Padmini was the middle sister of the Travancore Sisters, so called because their family came from Travancore, now mostly in modern day Kerala, in South India. When we moved in next door to them in Chennai, Lalitha, the oldest, was twenty-three, Padmini was twenty, and Ragini, the youngest, about fifteen. They were already well established in their film and dance careers.

They quickly added suffixes meaning “older sister” and “older brother” to my parents’ nicknames. My mom became “Poochie-akka” and my dad, “Evie-anna.” My mom, a trained ballet dancer, learned Bharatanatyam dance from their guru and performed once with them.

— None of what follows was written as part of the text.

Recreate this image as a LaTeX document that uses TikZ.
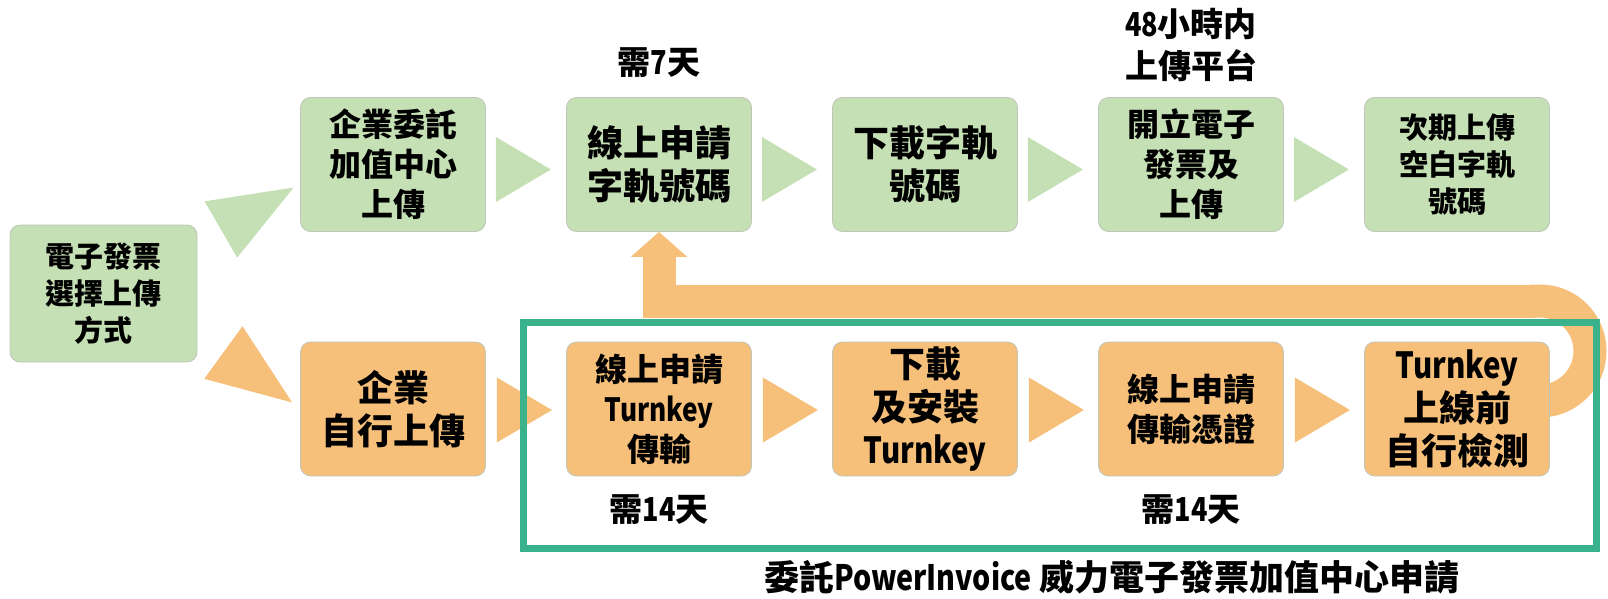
\documentclass[tikz,border=0pt]{standalone}
\usepackage{fontspec}
\setmainfont{Noto Sans CJK TC}[BoldFont={Noto Sans CJK TC Black}]
\usetikzlibrary{calc,arrows.meta,backgrounds}

\definecolor{greenfill}{RGB}{197,224,180}
\definecolor{orangefill}{RGB}{246,192,122}
\definecolor{boxedge}{RGB}{190,198,186}
\definecolor{frameteal}{RGB}{58,178,140}

\tikzset{
  stepbox/.style={draw=boxedge, line width=0.8pt, rounded corners=10pt,
    minimum width=185pt, minimum height=134pt, inner sep=0pt, align=center},
  greenbox/.style={stepbox, fill=greenfill},
  orangebox/.style={stepbox, fill=orangefill},
  txtL/.style={font=\fontsize{36}{43}\selectfont\bfseries},
  txtM/.style={font=\fontsize{32}{40}\selectfont\bfseries},
  txtS/.style={font=\fontsize{29}{37}\selectfont\bfseries},
  note/.style={align=center, inner sep=0pt, font=\fontsize{33}{42}\selectfont\bfseries},
  band/.style={draw=orangefill, line width=33pt},
  frame/.style={draw=frameteal, line width=7pt}
}
% narrow latin words
\newcommand\narrow[1]{\scalebox{0.82}[1]{#1}}
% triangle arrow: colour, base point, angle, length
\newcommand\steparrow[4]{\fill[#1, shift={#2}, rotate=#3] (0,-32.5) -- (#4,0) -- (0,32.5) -- cycle;}

\begin{document}
\begin{tikzpicture}[x=1pt,y=-1pt]
\useasboundingbox (0,0) rectangle (1608,599);

% start
\node[greenbox, txtS, minimum width=187pt, minimum height=137pt] (start) at (103.5,293.5) {電子發票\\選擇上傳\\方式};

% top row
\node[greenbox, txtM] (t1) at (393,164.5) {企業委託\\加值中心\\上傳};
\node[greenbox, txtL] (t2) at (659,164.5) {線上申請\\字軌號碼};
\node[greenbox, txtL] (t3) at (925,164.5) {下載字軌\\號碼};
\node[greenbox, txtM] (t4) at (1191,164.5) {開立電子\\發票及\\上傳};
\node[greenbox, txtS] (t5) at (1457,164.5) {次期上傳\\空白字軌\\號碼};

% bottom row
\node[orangebox, txtL] (b1) at (393,409) {企業\\自行上傳};
\node[orangebox, txtM] (b2) at (659,409) {線上申請\\\narrow{Turnkey}\\傳輸};
\node[orangebox, txtL] (b3) at (925,409) {下載\\及安裝\\\narrow{Turnkey}};
\node[orangebox, txtM] (b4) at (1191,409) {線上申請\\傳輸憑證};
\node[orangebox, txtL] (b5) at (1457,409) {\narrow{Turnkey}\\上線前\\自行檢測};

% notes
\node[note] (n1) at (659,63) {需\narrow{7}天};
\node[note] (n2) at (1191,45) {\narrow{48}小時内\\上傳平台};
\node[note] (n3) at (659,510) {需\narrow{14}天};
\node[note] (n4) at (1191,510) {需\narrow{14}天};

% arrows
\steparrow{greenfill}{($(start.east)+(23.5,-64)$)}{30}{84}
\steparrow{orangefill}{($(start.east)+(26,59)$)}{-36}{85}
\foreach \a in {t1, t2, t3, t4}
  {\steparrow{greenfill}{($(\a.east)+(10,5)$)}{0}{55}}
\foreach \a in {b1, b2, b3, b4}
  {\steparrow{orangefill}{($(\a.east)+(11,1)$)}{0}{55}}

% loop back
\coordinate (loopT) at (1590,301);
\coordinate (loopB) at (1590,401);
\coordinate (bendL) at (t2.south |- loopT);
\begin{scope}[on background layer]
\draw[band, rounded corners=50pt] ($(b5.center)+(0,-8)$) -- (loopB) -- (loopT) -- ($(loopT)+(-60,0)$);
\end{scope}
\draw[band, -{Triangle[width=55pt,length=25pt]}] ($(loopT)+(-55,0)$) -- (bendL) -- (t2.south);

% frame
\draw[frame] (523,322) rectangle (1596,548);
\node[note, font=\fontsize{35}{42}\selectfont\bfseries] (cap) at (1112,577) {委託\narrow{PowerInvoice} 威力電子發票加值中心申請};
\end{tikzpicture}
\end{document}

Here she is, on the left, with Padmini, center, and Lalitha, right.

Later, Padmini married and moved with her physician husband, Dr. Ramachandran, to New Jersey, where she founded her own dance school.

Being on the same continent made visits and phone calls between her and my parents a lot easier. One such visit took place about 2001, on a fall day when there was a nip in the New Hampshire air. Padmini considered our neck of the woods unreasonably cold, and we had to find a wool shawl she could wear over her silk sari. She is several months shy of seventy in this photo, and my parents are in their eighties—old friends. Old friends who jotted down things to tell each other “when we talk.”